Ini adalah upah dari pilihan hidup saya di jalan panggilan-Nya. Saya katakan demikian, karena tradisi merayakan hari ulang tahun tidak pernah saya alami waktu masih di rumah. Selama belasan tahun sebelum masuk biara, saya sulit memastikan apakah dulu saya sadar bahwa setiap 20 April itu adalah hari ulang tahun saya. Saya tidak yakin. Maka wajarlah bila kebiasaan merayakan hari ulang tahun yang selalu dilakukan di biara membuat saya merasa sangat bersyukur. Karena saya merasa begitu istimewa.

TERIMA KASIH
Sebagaimana pada momen-momen istimewa lainnya, seperti kelahiran, kelulusan, wisuda, pernikahan, dan sebagainya, pada hari ulang tahun kita mendapatkan perhatian khusus dari orang-orang terdekat. Selain mendapatkan ucapan selamat dan hadiah, kita juga dipestakan. Pada momen ini, kita diayubahagiakan dan menjadi fokus perhatian.

Di dalam biara, hal seperti ini merupakan suatu kelaziman. Sejak 2004 menjadi penghuni biara, hampir setiap tahunnya saya dipestakan. Para frater, rekan kerja, dan kenalan berkumpul untuk bergembira dan makan bersama. Kadang saya berpikir, apa nilai tambahnya dari perayaan itu, bukankah itu hanya membuang-buang waktu, tenaga, dan anggaran untuk menyiapkan makanan dan lain-lainnya. Apalagi dengan tugas saya sebagai pengurus rumah tangga, bagaimana mungkin saya menyiapkan macam-macam untuk memestakan diri saya sendiri.

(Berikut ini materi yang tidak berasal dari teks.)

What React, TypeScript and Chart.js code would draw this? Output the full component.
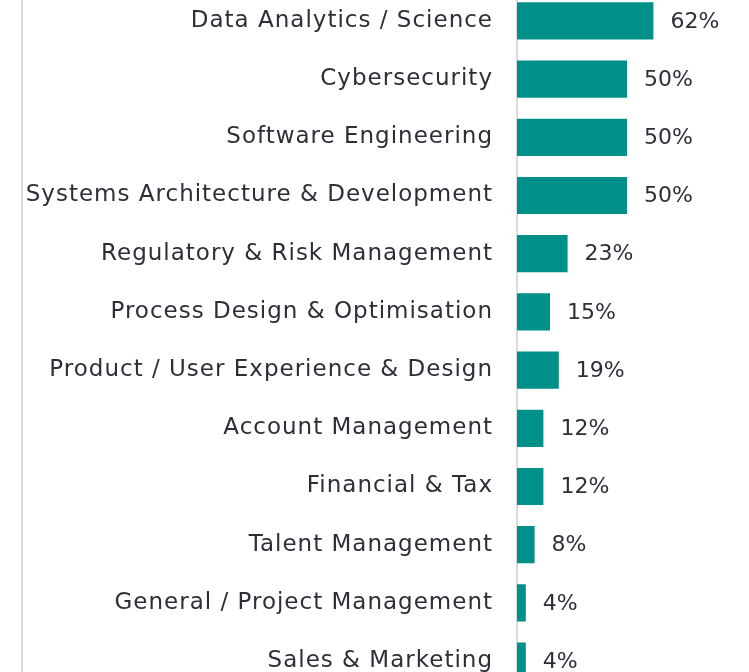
import React, { useEffect, useRef } from "react";
import { Chart, registerables } from "chart.js";

Chart.register(...registerables);

const categories: string[] = [
  "Data Analytics / Science",
  "Cybersecurity",
  "Software Engineering",
  "Systems Architecture & Development",
  "Regulatory & Risk Management",
  "Process Design & Optimisation",
  "Product / User Experience & Design",
  "Account Management",
  "Financial & Tax",
  "Talent Management",
  "General / Project Management",
  "Sales & Marketing",
];

const values: number[] = [62, 50, 50, 50, 23, 15, 19, 12, 12, 8, 4, 4];

const TEXT = "#2e2e38";
const TEAL = "#00908a";
const FONT = "'DejaVu Sans', sans-serif";

export default function App() {
  const ref = useRef<HTMLCanvasElement | null>(null);

  useEffect(() => {
    if (!ref.current) return;
    const valueLabels = {
      id: "valueLabels",
      afterDatasetsDraw(chart: any) {
        const ctx = chart.ctx;
        const meta = chart.getDatasetMeta(0);
        ctx.save();
        ctx.letterSpacing = "0px";
        ctx.fillStyle = TEXT;
        ctx.font = `22px ${FONT}`;
        ctx.textAlign = "left";
        ctx.textBaseline = "middle";
        meta.data.forEach((bar: any, i: number) => {
          ctx.fillText(values[i] + "%", bar.x + 17, bar.y + 1);
        });
        ctx.restore();
      },
    };
    const leftLine = {
      id: "leftLine",
      beforeDraw(chart: any) {
        const ctx = chart.ctx;
        ctx.save();
        ctx.strokeStyle = "#dcdcdc";
        ctx.lineWidth = 2;
        ctx.beginPath();
        ctx.moveTo(22, 0);
        ctx.lineTo(22, chart.height);
        ctx.stroke();
        ctx.restore();
        ctx.letterSpacing = "1px";
      },
    };
    const chart = new Chart(ref.current, {
      type: "bar",
      data: {
        labels: categories,
        datasets: [
          {
            data: values,
            backgroundColor: TEAL,
            borderWidth: 0,
            categoryPercentage: 1,
            barPercentage: 0.64,
          },
        ],
      },
      options: {
        indexAxis: "y",
        animation: false,
        responsive: true,
        maintainAspectRatio: false,
        layout: { padding: { top: 0, bottom: 0, left: 0, right: 12 } },
        plugins: {
          legend: { display: false },
          tooltip: { enabled: false },
        },
        scales: {
          x: {
            display: false,
            min: 0,
            max: 100,
          },
          y: {
            afterFit(scale: any) {
              scale.width = 517;
            },
            grid: { display: false, drawTicks: false },
            border: { display: true, color: "#dcdcdc", width: 2 },
            ticks: {
              color: TEXT,
              padding: 24,
              font: { family: FONT, size: 23 },
            },
          },
        },
      },
      plugins: [valueLabels, leftLine],
    });
    return () => chart.destroy();
  }, []);

  return (
    <div style={{ position: "fixed", inset: 0, overflow: "hidden", background: "#fff" }}>
      <div style={{ position: "absolute", left: 0, top: -46, width: 749, height: 774 }}>
        <canvas ref={ref} />
      </div>
    </div>
  );
}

Namun, poinnya bukan di situ. Merayakan hari ulang tahun juga merupakan saat yang tepat untuk memperat ikatan persaudaraan di antara konfrater. Setiap hari para frater sibuk dengan tugasnya masing-masing. Bertemu dan berkumpul bersama di hari ulang tahun seorang anggota memberi peluang untuk membangun spirit persaudaraan. Di momen itu kita mendapat perhatian istimewa dari para saudara, tentu selain doa-doa dan harapan-harapan yang diungkapkan secara pribadi maupun bersama-sama. Untuk ini, ucapan terima kasih adalah keniscayaan. Ucapan terima kasih yang terlahir dari kedalaman hati yang tulus kiranya penting diungkapkan sebagai bentuk apresiasi yubilaris bagi setiap bentuk perhatian yang diterimanya.

MINTA MAAF
Sebagai manusia kita tak bisa terlepas dari kealpaan. Kita adalah manusia yang tidak sempurna. Setiap kita pernah melakukan kekeliruan, entah melalui kata-kata maupun perbuatan. Oleh karena itu, kita wajib melakukan rekonsiliasi agar keutuhan hidup bersama tetap terjaga.
Di dalam hidup membiara, keragaman anggota merupakan sesuatu yang lumrah. Di dalamnya berkumpul orang-orang dari berbagai latar belakang yang berbeda. Hal inilah yang kemudian berpotensi menciptakan konflik. Gesekan-gesekan antar anggota di dalam biara merupakan hal yang normal dan wajar terjadi. Namun, jalan keluar atau pemecahan masalah menjadi usaha bersama yang harus dilakukan demi terciptanya komunitas persaudaraan yang penuh kasih.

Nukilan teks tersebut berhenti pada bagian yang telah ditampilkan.